== WHAT THE EXERCISE ASKS ==
Your task is to output the listing word for word, with pictures excluded.

== DATA EXTRACT ==
○ ○ ○ ○ ○

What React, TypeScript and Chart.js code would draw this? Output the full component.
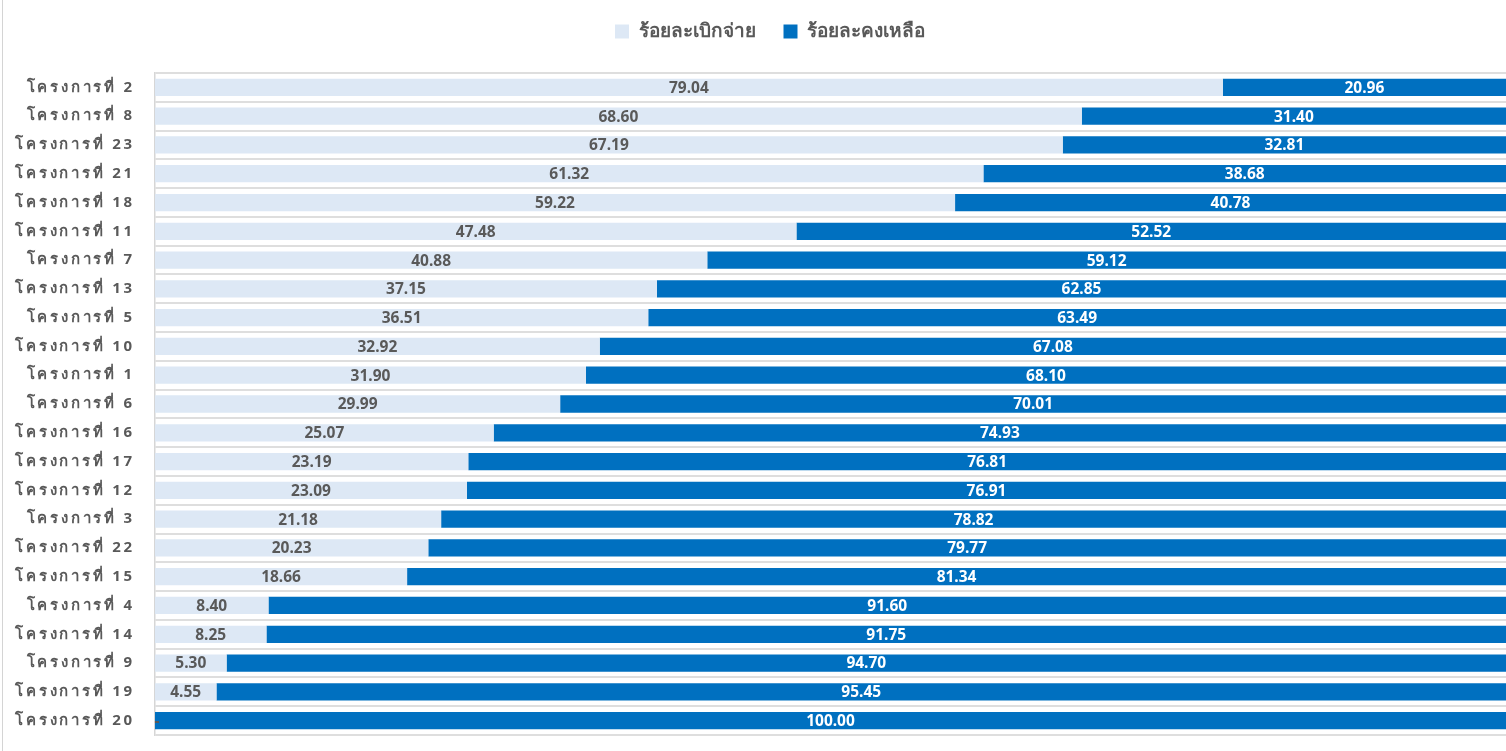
import { useEffect, useRef } from 'react';
import { Chart, registerables } from 'chart.js';

Chart.register(...registerables);

const categories = [
  'โครงการที่ 2', 'โครงการที่ 8', 'โครงการที่ 23', 'โครงการที่ 21', 'โครงการที่ 18',
  'โครงการที่ 11', 'โครงการที่ 7', 'โครงการที่ 13', 'โครงการที่ 5', 'โครงการที่ 10',
  'โครงการที่ 1', 'โครงการที่ 6', 'โครงการที่ 16', 'โครงการที่ 17', 'โครงการที่ 12',
  'โครงการที่ 3', 'โครงการที่ 22', 'โครงการที่ 15', 'โครงการที่ 4', 'โครงการที่ 14',
  'โครงการที่ 9', 'โครงการที่ 19', 'โครงการที่ 20',
];

const disbursed = [
  79.04, 68.6, 67.19, 61.32, 59.22, 47.48, 40.88, 37.15, 36.51, 32.92, 31.9, 29.99,
  25.07, 23.19, 23.09, 21.18, 20.23, 18.66, 8.4, 8.25, 5.3, 4.55, 0,
];

const remaining = [
  20.96, 31.4, 32.81, 38.68, 40.78, 52.52, 59.12, 62.85, 63.49, 67.08, 68.1, 70.01,
  74.93, 76.81, 76.91, 78.82, 79.77, 81.34, 91.6, 91.75, 94.7, 95.45, 100,
];

const seriesNames = ['ร้อยละเบิกจ่าย', 'ร้อยละคงเหลือ'];

const FONT = '"Noto Sans", sans-serif';
const LIGHT = '#dde8f5';
const BLUE = '#0070c0';
const GRAY = '#595959';

const labelPlugin = {
  id: 'barLabels',
  beforeInit(chart: any) {
    const legend = chart.legend;
    if (legend) {
      const orig = legend.fit;
      legend.fit = function () {
        orig.call(this);
        this.height = 73;
      };
    }
  },
  afterLayout(chart: any) {
    const legend = chart.legend;
    if (legend) {
      legend.top -= 6;
      legend.bottom -= 6;
      legend.left += 17;
      legend.right += 17;
    }
  },
  afterDatasetsDraw(chart: any) {
    const ctx = chart.ctx;
    ctx.save();
    ctx.font = `bold 15.5px ${FONT}`;
    ctx.textAlign = 'center';
    ctx.textBaseline = 'middle';
    chart.data.datasets.forEach((ds: any, di: number) => {
      const meta = chart.getDatasetMeta(di);
      meta.data.forEach((el: any, i: number) => {
        const v = ds.data[i];
        const { x, base, y } = el.getProps(['x', 'base', 'y'], true);
        ctx.fillStyle = di === 0 ? GRAY : '#ffffff';
        if (v === 0) {
          ctx.fillStyle = GRAY;
          ctx.fillText('-', base + 2, y + 1);
        } else {
          ctx.fillText(v.toFixed(2), (x + base) / 2, y + 1);
        }
      });
    });
    ctx.restore();
    ctx.letterSpacing = '2.8px';
  },
  afterDraw(chart: any) {
    chart.ctx.letterSpacing = '0px';
  },
};

export default function App() {
  const ref = useRef<HTMLCanvasElement | null>(null);

  useEffect(() => {
    if (!ref.current) return;
    const chart = new Chart(ref.current, {
      type: 'bar',
      data: {
        labels: categories,
        datasets: [
          {
            label: seriesNames[0],
            data: disbursed,
            backgroundColor: LIGHT,
            borderWidth: 0,
            categoryPercentage: 1,
            barPercentage: 0.6,
          },
          {
            label: seriesNames[1],
            data: remaining,
            backgroundColor: BLUE,
            borderWidth: 0,
            categoryPercentage: 1,
            barPercentage: 0.6,
          },
        ],
      },
      options: {
        indexAxis: 'y',
        animation: false,
        responsive: false,
        maintainAspectRatio: false,
        layout: { padding: { top: 0, bottom: 16, left: 0, right: 0 } },
        plugins: {
          legend: {
            position: 'top',
            align: 'center',
            labels: {
              boxWidth: 14,
              boxHeight: 14,
              padding: 28,
              color: GRAY,
              font: { family: FONT, size: 19, weight: 'bold' },
            },
          },
          tooltip: { enabled: false },
          title: { display: false },
        },
        scales: {
          x: {
            stacked: true,
            display: false,
            min: 0,
            max: 100,
          },
          y: {
            stacked: true,
            afterFit(scale: any) {
              scale.width = 155;
              scale.paddingTop = 0;
              scale.paddingBottom = 0;
            },
            grid: {
              color: '#dedede',
              lineWidth: 2,
              drawTicks: false,
              offset: true,
            },
            border: { display: true, color: '#d6d6d6', width: 1.5 },
            ticks: {
              z: 1,
              padding: 20,
              color: GRAY,
              font: { family: FONT, size: 15, weight: 'bold' },
            },
          },
        },
      },
      plugins: [labelPlugin],
    });
    return () => chart.destroy();
  }, []);

  return (
    <div style={{ position: 'fixed', left: 0, top: 0, width: 1506, height: 751, background: '#fff' }}>
      <div style={{ position: 'absolute', left: 2, top: 0, width: 1, height: 751, background: '#d4d4d4' }} />
      <canvas ref={ref} width={1506} height={751} style={{ position: 'absolute', left: 0, top: 0, width: 1506, height: 751 }} />
    </div>
  );
}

○ ○ ○ ○ ○

== PROBLEM SOLUTION ==
What React, TypeScript and Chart.js code would draw this? Output the full component.
import { useEffect, useRef } from 'react';
import { Chart, registerables } from 'chart.js';

Chart.register(...registerables);

const categories = [
  'โครงการที่ 2', 'โครงการที่ 8', 'โครงการที่ 23', 'โครงการที่ 21', 'โครงการที่ 18',
  'โครงการที่ 11', 'โครงการที่ 7', 'โครงการที่ 13', 'โครงการที่ 5', 'โครงการที่ 10',
  'โครงการที่ 1', 'โครงการที่ 6', 'โครงการที่ 16', 'โครงการที่ 17', 'โครงการที่ 12',
  'โครงการที่ 3', 'โครงการที่ 22', 'โครงการที่ 15', 'โครงการที่ 4', 'โครงการที่ 14',
  'โครงการที่ 9', 'โครงการที่ 19', 'โครงการที่ 20',
];

const disbursed = [
  79.04, 68.6, 67.19, 61.32, 59.22, 47.48, 40.88, 37.15, 36.51, 32.92, 31.9, 29.99,
  25.07, 23.19, 23.09, 21.18, 20.23, 18.66, 8.4, 8.25, 5.3, 4.55, 0,
];

const remaining = [
  20.96, 31.4, 32.81, 38.68, 40.78, 52.52, 59.12, 62.85, 63.49, 67.08, 68.1, 70.01,
  74.93, 76.81, 76.91, 78.82, 79.77, 81.34, 91.6, 91.75, 94.7, 95.45, 100,
];

const seriesNames = ['ร้อยละเบิกจ่าย', 'ร้อยละคงเหลือ'];

const FONT = '"Noto Sans", sans-serif';
const LIGHT = '#dde8f5';
const BLUE = '#0070c0';
const GRAY = '#595959';

const labelPlugin = {
  id: 'barLabels',
  beforeInit(chart: any) {
    const legend = chart.legend;
    if (legend) {
      const orig = legend.fit;
      legend.fit = function () {
        orig.call(this);
        this.height = 73;
      };
    }
  },
  afterLayout(chart: any) {
    const legend = chart.legend;
    if (legend) {
      legend.top -= 6;
      legend.bottom -= 6;
      legend.left += 17;
      legend.right += 17;
    }
  },
  afterDatasetsDraw(chart: any) {
    const ctx = chart.ctx;
    ctx.save();
    ctx.font = `bold 15.5px ${FONT}`;
    ctx.textAlign = 'center';
    ctx.textBaseline = 'middle';
    chart.data.datasets.forEach((ds: any, di: number) => {
      const meta = chart.getDatasetMeta(di);
      meta.data.forEach((el: any, i: number) => {
        const v = ds.data[i];
        const { x, base, y } = el.getProps(['x', 'base', 'y'], true);
        ctx.fillStyle = di === 0 ? GRAY : '#ffffff';
        if (v === 0) {
          ctx.fillStyle = GRAY;
          ctx.fillText('-', base + 2, y + 1);
        } else {
          ctx.fillText(v.toFixed(2), (x + base) / 2, y + 1);
        }
      });
    });
    ctx.restore();
    ctx.letterSpacing = '2.8px';
  },
  afterDraw(chart: any) {
    chart.ctx.letterSpacing = '0px';
  },
};

export default function App() {
  const ref = useRef<HTMLCanvasElement | null>(null);

  useEffect(() => {
    if (!ref.current) return;
    const chart = new Chart(ref.current, {
      type: 'bar',
      data: {
        labels: categories,
        datasets: [
          {
            label: seriesNames[0],
            data: disbursed,
            backgroundColor: LIGHT,
            borderWidth: 0,
            categoryPercentage: 1,
            barPercentage: 0.6,
          },
          {
            label: seriesNames[1],
            data: remaining,
            backgroundColor: BLUE,
            borderWidth: 0,
            categoryPercentage: 1,
            barPercentage: 0.6,
          },
        ],
      },
      options: {
        indexAxis: 'y',
        animation: false,
        responsive: false,
        maintainAspectRatio: false,
        layout: { padding: { top: 0, bottom: 16, left: 0, right: 0 } },
        plugins: {
          legend: {
            position: 'top',
            align: 'center',
            labels: {
              boxWidth: 14,
              boxHeight: 14,
              padding: 28,
              color: GRAY,
              font: { family: FONT, size: 19, weight: 'bold' },
            },
          },
          tooltip: { enabled: false },
          title: { display: false },
        },
        scales: {
          x: {
            stacked: true,
            display: false,
            min: 0,
            max: 100,
          },
          y: {
            stacked: true,
            afterFit(scale: any) {
              scale.width = 155;
              scale.paddingTop = 0;
              scale.paddingBottom = 0;
            },
            grid: {
              color: '#dedede',
              lineWidth: 2,
              drawTicks: false,
              offset: true,
            },
            border: { display: true, color: '#d6d6d6', width: 1.5 },
            ticks: {
              z: 1,
              padding: 20,
              color: GRAY,
              font: { family: FONT, size: 15, weight: 'bold' },
            },
          },
        },
      },
      plugins: [labelPlugin],
    });
    return () => chart.destroy();
  }, []);

  return (
    <div style={{ position: 'fixed', left: 0, top: 0, width: 1506, height: 751, background: '#fff' }}>
      <div style={{ position: 'absolute', left: 2, top: 0, width: 1, height: 751, background: '#d4d4d4' }} />
      <canvas ref={ref} width={1506} height={751} style={{ position: 'absolute', left: 0, top: 0, width: 1506, height: 751 }} />
    </div>
  );
}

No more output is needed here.